2011年11月26日土曜日

南部アフリカの「レジリアンス」

マラウイのメイズ畑
南部アフリカの気候変動が、メイズ耕作にかなり影響を与えそうだと、24日のロイター電が伝えている。WEBの記事では、マラウイの農業組合の代表がこう言っている。「降雨パターンがむちゃくちゃになっている。」「農民は作付け計画を立案できなくってきており、農業システムの大きな問題になりつつある。」
ちょっと、時事通信社の和訳がヘンだ。おそらくこういうことだろう。要するに、雨季の時期がずれているらしい。農家は、毎年、雨季の直前にメイズ(トウモロコシ)の種をまき、天水で栽培している。メイズは800mmほどの降雨が必要だ。このタイミングがずれると、大変なのである。農業システムの大きな問題とは、この天水に頼る農法自体を指しているのだと思う。これからは灌漑を行わざるをえないという意味だろう。
http://www.jiji.com/jc/rt?k=2011112500364r
アフリカの農法は、そもそも、エコでしかも出来るだけ労力を使わないようにしている自給農業だった。土地自体がそんなに良くないし、半永久的に農地を使うという考えがあまりない。土地生産性も労働生産性も低いわけだ。だめになったら移動すればいいというのが伝統だった。ところが、最近は政府の方針や補助金など、様々な近代的な農政が入り込んできている。メイズも商品作物化している。各農家とも、生産性をあげることが必要になりつつある。

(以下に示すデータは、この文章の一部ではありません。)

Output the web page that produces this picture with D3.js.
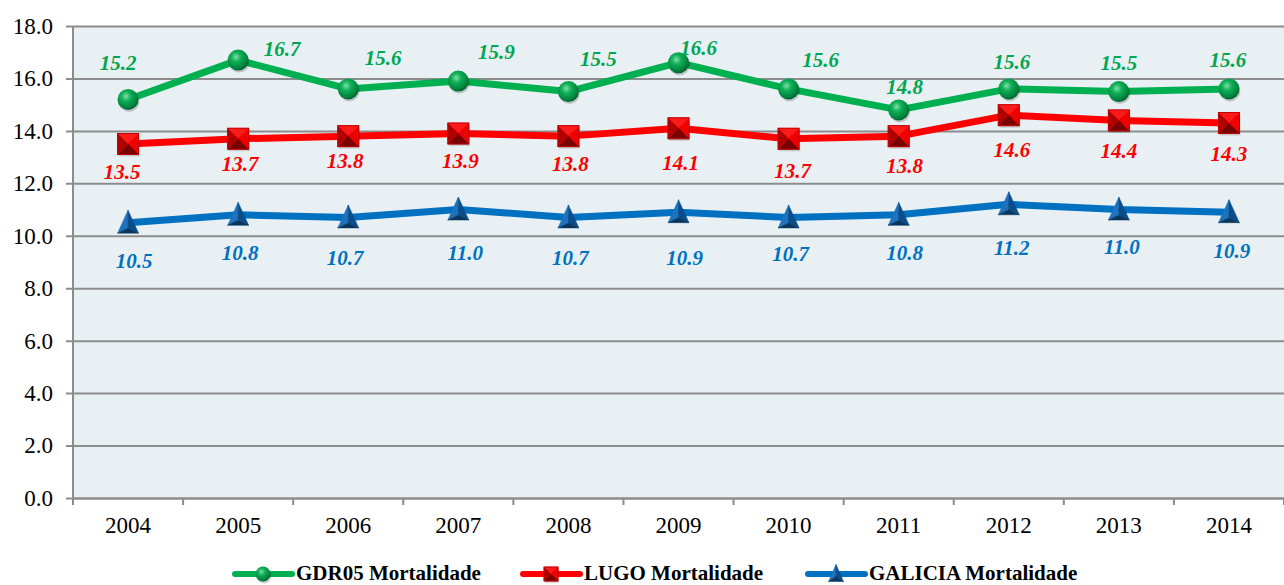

で、ちょっと調べてみた。東大・大学院農学生命科学研究科の川島准教授の「水資源と農業生産」というレポートが面白かった。川島先生の資料によると、南アフリカ地域の灌漑面積/全耕地面積の割合は13%である。おそらく、そのほとんどが南ア共和国だと思われるので、マラウイやザンビア、ジンバブエなどは、よくて東アフリカの6%、もしかしたら西アフリカと中央アフリカの1%に近いと思われる。南アフリカ地域の水資源は、797立方km、中央アフリカや西アフリカよりはるかに少ないが、ヨーロッパより多い。南アフリカ地域の取水率は5%とある。20%を超えるヨーロッパに比べ、はるかに灌漑する余地があるといえるだろう。
http://www.jiid.or.jp/files/04public/02ardec/ardec38/key_note1.htm

南部アフリカの農業の未来は灌漑にかかっているように思われるのだが、一方で、こんな研究もある。天水農業に依存する人々の生活は、環境変動に対して脆弱である。この変動に対して、人間社会および生態系が環境変動の影響から速やかに回復すること(レジリアンス)がカギとなるので社会・生態系のシステムのレジリアンスを高めることが必要だというものである。なんと、公開講座で教えを受けた京大の島田修平先生が関わっておられる。
http://www.chikyu.ac.jp/archive/brochure/2011/yoran2011j_44-47.pdf
ただ単に、灌漑を推進するだけでなく、天水農法の脆弱さを補うカタチで、地域にあった生産活動を行う事がどうやらいいようだ。